Kernis has received commissions from leading ensembles and soloists around the world. His works have been premiered by the New York Philharmonic, Philadelphia Orchestra, Baltimore Symphony, San Francisco Symphony, Renée Fleming, and Joshua Bell, among others. He spent two years as composer-in-residence with Astral Artists in Philadelphia. Kernis also wrote Color Wheel in 2001 for the opening of the Philadelphia Orchestra's Kimmel Center.

In 2013, Kernis was inducted in to the American Classical Music Hall of Fame, and he was awarded the A. I. duPont Composers Award from the Delaware Symphony. A member of the American Academy of Arts and Letters, he also was awarded the Stoeger Prize from the Chamber Music Society of Lincoln Center, the Joseph H. Bearns Prize, and a New York Foundation for the Arts Award.

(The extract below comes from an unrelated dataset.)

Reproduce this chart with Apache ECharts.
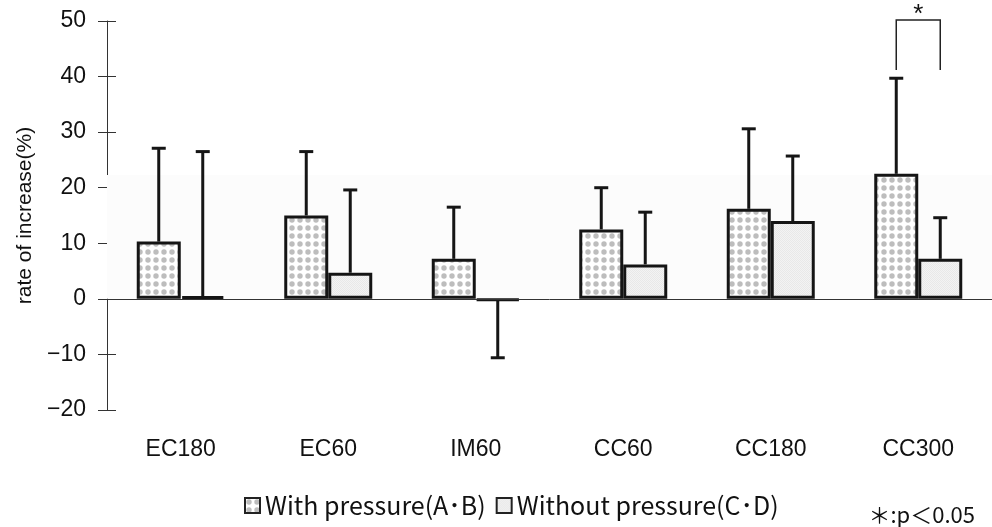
<!DOCTYPE html>
<html>
<head>
<meta charset="utf-8">
<script src="https://cdn.jsdelivr.net/npm/echarts@6/dist/echarts.min.js"></script>
<style>
  html, body { margin: 0; padding: 0; background: #fff; }
  #chart { width: 992px; height: 527px; }
</style>
</head>
<body>
<div id="chart"></div>
<script>
// values
const categories = ["EC180", "EC60", "IM60", "CC60", "CC180", "CC300"];
const withPressure = [10.3, 15.0, 7.2, 12.5, 16.2, 22.5];
const withPressureErr = [27.1, 26.5, 16.5, 20.0, 30.6, 39.7];
const withoutPressure = [0.5, 4.7, -0.3, 6.2, 14.0, 7.2];
const withoutPressureErr = [26.5, 19.6, -10.6, 15.6, 25.7, 14.6];
const yTicks = [-20, -10, 0, 10, 20, 30, 40, 50];
// significance bracket: category index, top value, leg bottom value
const sigBracket = [[5, 50.2, 41.2]];

const BAR_W = 44;

function dotPattern() {
  const c = document.createElement("canvas");
  c.width = 8;
  c.height = 8;
  const ctx = c.getContext("2d");
  ctx.fillStyle = "#ffffff";
  ctx.fillRect(0, 0, 8, 8);
  ctx.fillStyle = "#bdbdbd";
  ctx.beginPath();
  ctx.arc(4, 4, 2.7, 0, Math.PI * 2);
  ctx.fill();
  return c;
}

function greyPattern() {
  const c = document.createElement("canvas");
  c.width = 2;
  c.height = 2;
  const ctx = c.getContext("2d");
  ctx.fillStyle = "#f3f3f3";
  ctx.fillRect(0, 0, 2, 2);
  ctx.fillStyle = "#e8e8e8";
  ctx.fillRect(0, 0, 1, 1);
  ctx.fillRect(1, 1, 1, 1);
  return c;
}

const chart = echarts.init(document.getElementById("chart"));

function errorRender(offsetSign) {
  return function (params, api) {
    const x = api.coord([api.value(0), 0])[0] + offsetSign * BAR_W / 2;
    const y1 = api.coord([api.value(0), api.value(1)])[1];
    const y2 = api.coord([api.value(0), api.value(2)])[1];
    const style = { stroke: "#151515", lineWidth: 3 };
    return {
      type: "group",
      children: [
        { type: "line", shape: { x1: x, y1: y1, x2: x, y2: y2 }, style: style },
        { type: "line", shape: { x1: x - 7, y1: y2, x2: x + 7, y2: y2 }, style: style }
      ]
    };
  };
}

const option = {
  animation: false,
  backgroundColor: "#fff",
  grid: { left: 107, right: 0, top: 21, bottom: 117 },
  legend: {
    bottom: 4,
    left: 239,
    icon: "rect",
    itemWidth: 15,
    itemHeight: 15,
    itemGap: 10,
    textStyle: { fontFamily: "Noto Sans CJK JP", fontSize: 25, color: "#111" },
    itemStyle: { borderColor: "#222", borderWidth: 2 },
    data: ["With pressure(A･B)", "Without pressure(C･D)"]
  },
  xAxis: {
    type: "category",
    data: categories,
    axisLine: { show: false },
    axisTick: { show: false },
    axisLabel: {
      margin: 28,
      fontFamily: "Liberation Sans",
      fontSize: 23,
      color: "#111"
    }
  },
  yAxis: [
    {
      type: "value",
      min: -20,
      max: 50,
      interval: 10,
      name: "rate of increase(%)",
      nameLocation: "middle",
      nameGap: 65,
      nameTextStyle: { fontFamily: "Liberation Sans", fontSize: 21, color: "#111" },
      splitLine: { show: false },
      axisLine: { show: true, lineStyle: { color: "#333", width: 1 } },
      axisTick: { show: true, length: 9, lineStyle: { color: "#333" } },
      axisLabel: {
        margin: 21,
        fontFamily: "Liberation Sans",
        fontSize: 23,
        color: "#111",
        formatter: function (v) { return yTicks.indexOf(v) >= 0 ? String(v).replace("-", "−") : ""; }
      }
    },
    {
      type: "value",
      min: -20,
      max: 50,
      interval: 10,
      position: "left",
      splitLine: { show: false },
      axisLine: { show: false },
      axisLabel: { show: false },
      axisTick: { show: true, inside: true, length: 9, lineStyle: { color: "#333" } }
    }
  ],
  series: [
    {
      name: "With pressure(A･B)",
      type: "bar",
      barWidth: BAR_W,
      barGap: "0%",
      data: withPressure,
      itemStyle: {
        color: { image: dotPattern(), repeat: "repeat" },
        borderColor: "#151515",
        borderWidth: 3
      },
      markArea: {
        silent: true,
        itemStyle: { color: "#fcfcfc" },
        data: [[{ yAxis: 0 }, { yAxis: 22.3 }]]
      },
      markLine: {
        silent: true,
        symbol: "none",
        label: { show: false },
        lineStyle: { color: "#333", width: 1, type: "solid" },
        data: [{ yAxis: 0 }]
      },
      z: 3
    },
    {
      name: "Without pressure(C･D)",
      type: "bar",
      barWidth: BAR_W,
      barGap: "0%",
      data: withoutPressure,
      itemStyle: {
        color: { image: greyPattern(), repeat: "repeat" },
        borderColor: "#151515",
        borderWidth: 3
      },
      z: 3
    },
    {
      type: "custom",
      renderItem: errorRender(-1),
      data: withPressure.map(function (v, i) { return [i, v, withPressureErr[i]]; }),
      z: 2,
      silent: true
    },
    {
      type: "custom",
      renderItem: errorRender(1),
      data: withoutPressure.map(function (v, i) { return [i, v, withoutPressureErr[i]]; }),
      z: 2,
      silent: true
    },
    {
      type: "custom",
      silent: true,
      clip: false,
      renderItem: function (params, api) {
        const cx = api.coord([api.value(0), 0])[0];
        const xl = cx - BAR_W / 2;
        const xr = cx + BAR_W / 2;
        const yt = api.coord([api.value(0), api.value(1)])[1];
        const yb = api.coord([api.value(0), api.value(2)])[1];
        const style = { stroke: "#222", lineWidth: 1.5, fill: null };
        return {
          type: "group",
          children: [
            { type: "polyline", shape: { points: [[xl, yb], [xl, yt], [xr, yt], [xr, yb]] }, style: style },
            {
              type: "text",
              style: {
                x: cx, y: yt - 5, text: "*", textAlign: "center", textVerticalAlign: "middle",
                fontFamily: "Liberation Sans", fontSize: 26, fill: "#111"
              }
            }
          ]
        };
      },
      data: sigBracket
    }
  ],
  graphic: [
    {
      type: "text",
      right: 17,
      bottom: 1,
      style: { text: "＊:p＜0.05", fontFamily: "Noto Sans CJK JP", fontSize: 22, fill: "#111" }
    }
  ]
};

chart.setOption(option);
</script>
</body>
</html>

In 2019 a Violin Concerto, composed by Kernis, won Grammy Awards for contemporary classical composition and classical instrumental solo.

== Discography ==
More than 45 of Kernis's compositions have been recorded by major ensembles and soloists. The City of Birmingham Symphony Orchestra received a Grammy nomination for its recording of various Kernis works. Joshua Bell also received a Grammy nomination for his recording of the work Air for violin. A full discography can be found here.

== Personal life ==
Kernis lives in New York City with his wife, potter Tracie Hervy, and has two children from his previous marriage.